Johnny Sutton has a new gig at a new firm. Sutton, the former U.S. attorney for the Western District of Texas, has announced that he’s starting Ashcroft Sutton & Ratcliffe in Texas. And yes, the Ashcroft in the firm’s name is John Ashcroft, U.S. attorney general during George W. Bush’s first term as president and the former Republican U.S. senator from Missouri who now heads the Ashcroft Group, a Washington, D.C.-based consulting firm.

Sutton will base his operations in Austin and will focus on corporate compliance, corporate representation, strategic planning and risk management, he says. “I’m very excited about the opportunity,” Sutton says. “Attorney General Ashcroft and I go way back. And we’re going to really represent people at a very, very significant level.” But Sutton isn’t the only former Bush-era federal prosecutor joining Sutton in the firm.
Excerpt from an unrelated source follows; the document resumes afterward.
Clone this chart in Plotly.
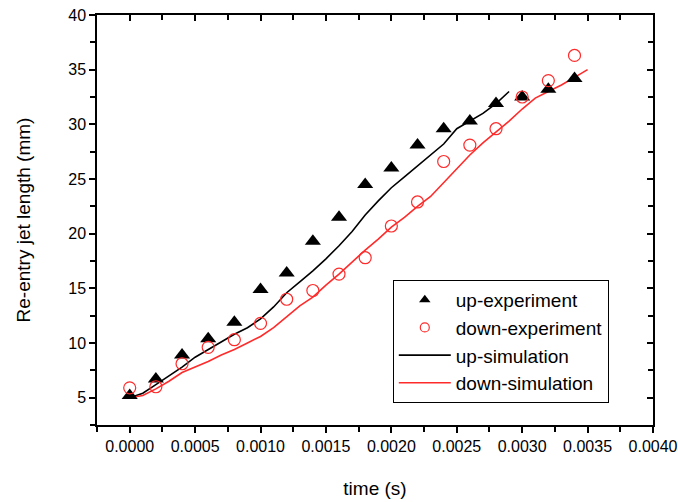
import plotly.graph_objects as go

# Experimental data (time in s, length in mm)
t_exp = [0.0000, 0.0002, 0.0004, 0.0006, 0.0008, 0.0010, 0.0012, 0.0014, 0.0016,
         0.0018, 0.0020, 0.0022, 0.0024, 0.0026, 0.0028, 0.0030, 0.0032, 0.0034]
up_exp = [5.2, 6.7, 8.9, 10.4, 11.9, 14.9, 16.4, 19.3, 21.5,
          24.5, 26.0, 28.1, 29.6, 30.3, 31.9, 32.5, 33.2, 34.2]
down_exp = [5.9, 6.0, 8.1, 9.6, 10.3, 11.8, 14.0, 14.8, 16.3,
            17.8, 20.7, 22.9, 26.6, 28.1, 29.6, 32.5, 34.0, 36.3]

# Simulation curves
t_up_sim = [0.0000, 0.0001, 0.0002, 0.0003, 0.0004, 0.0005, 0.0006, 0.0007, 0.0008, 0.0009,
            0.0010, 0.0011, 0.0012, 0.0013, 0.0014, 0.0015, 0.0016, 0.0017, 0.0018, 0.0019,
            0.0020, 0.0021, 0.0022, 0.0023, 0.0024, 0.0025, 0.0026, 0.0027, 0.0028, 0.0029]
up_sim = [5.0, 5.4, 6.2, 7.0, 7.8, 8.7, 9.4, 10.1, 10.8, 11.4,
          12.2, 13.3, 14.6, 15.6, 16.6, 17.7, 18.9, 20.2, 21.7, 23.0,
          24.2, 25.2, 26.2, 27.2, 28.2, 29.6, 30.3, 31.0, 31.9, 33.0]

t_down_sim = [0.0000, 0.0001, 0.0002, 0.0003, 0.0004, 0.0005, 0.0006, 0.0007, 0.0008, 0.0009,
              0.0010, 0.0011, 0.0012, 0.0013, 0.0014, 0.0015, 0.0016, 0.0017, 0.0018, 0.0019,
              0.0020, 0.0021, 0.0022, 0.0023, 0.0024, 0.0025, 0.0026, 0.0027, 0.0028, 0.0029,
              0.0030, 0.0031, 0.0032, 0.0033, 0.0034, 0.0035]
down_sim = [5.0, 5.2, 5.8, 6.5, 7.3, 7.8, 8.3, 8.9, 9.4, 10.0,
            10.6, 11.4, 12.4, 13.4, 14.2, 15.3, 16.3, 17.4, 18.5, 19.5,
            20.6, 21.5, 22.5, 23.4, 24.7, 25.9, 27.2, 28.3, 29.3, 30.3,
            31.4, 32.4, 33.0, 33.6, 34.3, 35.0]

x_ticks = [0.0000, 0.0005, 0.0010, 0.0015, 0.0020, 0.0025, 0.0030, 0.0035, 0.0040]
x_ticklabels = ["0.0000", "0.0005", "0.0010", "0.0015", "0.0020", "0.0025", "0.0030", "0.0035", "0.0040"]
y_ticks = [5, 10, 15, 20, 25, 30, 35, 40]

RED = "#ff2a2a"
FONT = "Liberation Sans, Arial, sans-serif"
xr = [-0.00025, 0.0040]
yr = [2.5, 40]

fig = go.Figure()
# plotted marks (legend entries are drawn by the legend-only traces below)
fig.add_trace(go.Scatter(x=t_up_sim, y=up_sim, mode="lines", showlegend=False,
                         line=dict(color="black", width=1.6)))
fig.add_trace(go.Scatter(x=t_down_sim, y=down_sim, mode="lines", showlegend=False,
                         line=dict(color=RED, width=1.6)))
fig.add_trace(go.Scatter(x=t_exp, y=up_exp, mode="markers", showlegend=False,
                         marker=dict(symbol="triangle-up", size=14, color="black")))
fig.add_trace(go.Scatter(x=t_exp, y=down_exp, mode="markers", showlegend=False,
                         marker=dict(symbol="circle-open", size=12, color=RED, line=dict(width=1.2))))

# legend entries with smaller symbols
fig.add_trace(go.Scatter(x=[None], y=[None], mode="markers", name="up-experiment",
                         marker=dict(symbol="triangle-up", size=10, color="black"), legendrank=1))
fig.add_trace(go.Scatter(x=[None], y=[None], mode="markers", name="down-experiment",
                         marker=dict(symbol="circle-open", size=9, color=RED, line=dict(width=1.2)),
                         legendrank=2))
fig.add_trace(go.Scatter(x=[None], y=[None], mode="lines", name="up-simulation",
                         line=dict(color="black", width=1.6), legendrank=3))
fig.add_trace(go.Scatter(x=[None], y=[None], mode="lines", name="down-simulation",
                         line=dict(color=RED, width=1.6), legendrank=4))

common = dict(showgrid=False, zeroline=False, showline=True, linecolor="black", linewidth=1.5,
              tickcolor="black", tickwidth=1.5, automargin=False)

fig.update_layout(
    width=678, height=502,
    margin=dict(l=97, r=25, t=15, b=77),
    paper_bgcolor="white", plot_bgcolor="white",
    font=dict(family=FONT, color="black", size=16),
    xaxis=dict(range=xr, tickvals=x_ticks, ticktext=x_ticklabels, ticks="outside", ticklen=6,
               minor=dict(ticks="outside", ticklen=5, dtick=0.00025, tick0=0, tickcolor="black", tickwidth=1.5),
               title=dict(text="time (s)", font=dict(size=19), standoff=28),
               tickfont=dict(size=16), **common),
    yaxis=dict(range=yr, tickvals=y_ticks, ticks="outside", ticklen=6,
               minor=dict(ticks="outside", ticklen=5, dtick=2.5, tick0=0, tickcolor="black", tickwidth=1.5),
               title=dict(text="Re-entry jet length (mm)", font=dict(size=19), standoff=33),
               tickfont=dict(size=16), **common),
    xaxis2=dict(range=xr, overlaying="x", side="top", tickvals=x_ticks, ticks="inside", ticklen=6,
                showticklabels=False,
                minor=dict(ticks="inside", ticklen=5, dtick=0.00025, tick0=0, tickcolor="black", tickwidth=1.5),
                **common),
    yaxis2=dict(range=yr, overlaying="y", side="right", tickvals=y_ticks, ticks="inside", ticklen=6,
                showticklabels=False,
                minor=dict(ticks="inside", ticklen=5, dtick=2.5, tick0=0, tickcolor="black", tickwidth=1.5),
                **common),
    legend=dict(x=0.532, y=0.354, xanchor="left", yanchor="top",
                bordercolor="black", borderwidth=1, bgcolor="white",
                font=dict(size=19, family=FONT), tracegroupgap=0,
                itemwidth=52),
    showlegend=True,
    hovermode=False,
)

# invisible trace to activate secondary axes
fig.add_trace(go.Scatter(x=[None], y=[None], xaxis="x2", yaxis="y2", showlegend=False,
                         hoverinfo="skip"))

fig.write_html("out.html", config={"displayModeBar": False, "staticPlot": False},
               post_script="document.body.style.margin='0';document.body.style.overflow='hidden';")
John Ratcliffe, who served as U.S. attorney for the Eastern District of Texas from 2007 to 2008 until Bush appointed Becky Gregory to that post, will be a name partner based in Ashcroft Sutton & Ratcliffe’s Dallas office. And Catherine Hanaway, the U.S. attorney for the Eastern District of Missouri, left her post last week to open Ashcroft Hanaway, the firm’s outpost in that state, Ratcliffe says. “It’s never been done,” Ratcliffe says of a former U.S. attorney general starting a law firm with former U.S. attorneys.

The idea is for Ashcroft Group clients to work with the law firm when necessary, Ratcliffe says. And while Ashcroft and his new partners are conservatives, politics won’t matter at the firm, Sutton says. “I’m certainly not pitching this as an all-conservative law firm. Most of us are Republicans, but our focus is on good representation,” Sutton says. But do expect Sutton to speak out on conservative causes soon. “I do want to keep a very public voice on policy matters as an aside from this,” he says. Sutton is best known for his clashes with conservative activists over his office’s prosecution of two U.S. Border Patrol agents for allegedly shooting at an unarmed drug smuggler who was fleeing across the Texas-Mexico border. Because of the controversy, Sutton is not sure how he’ll go over with conservatives these days. “I have no ideal answer to that question,” Sutton says. “It will be interesting to see what happens. Most people when they get to meet me—when reality instead of misinformation sets in—we get along just fine,” Sutton says. Ratcliffe says the political leanings of the firm’s partners ultimately won’t matter to clients. “It’s funny how political persuasions get set aside when they [clients] get into trouble,” Ratcliffe says. “We’re confident that with the team we’ve put together, those folks will come to us.” Ratcliffe says he is in D.C. today meeting with Ashcroft and Hanaway.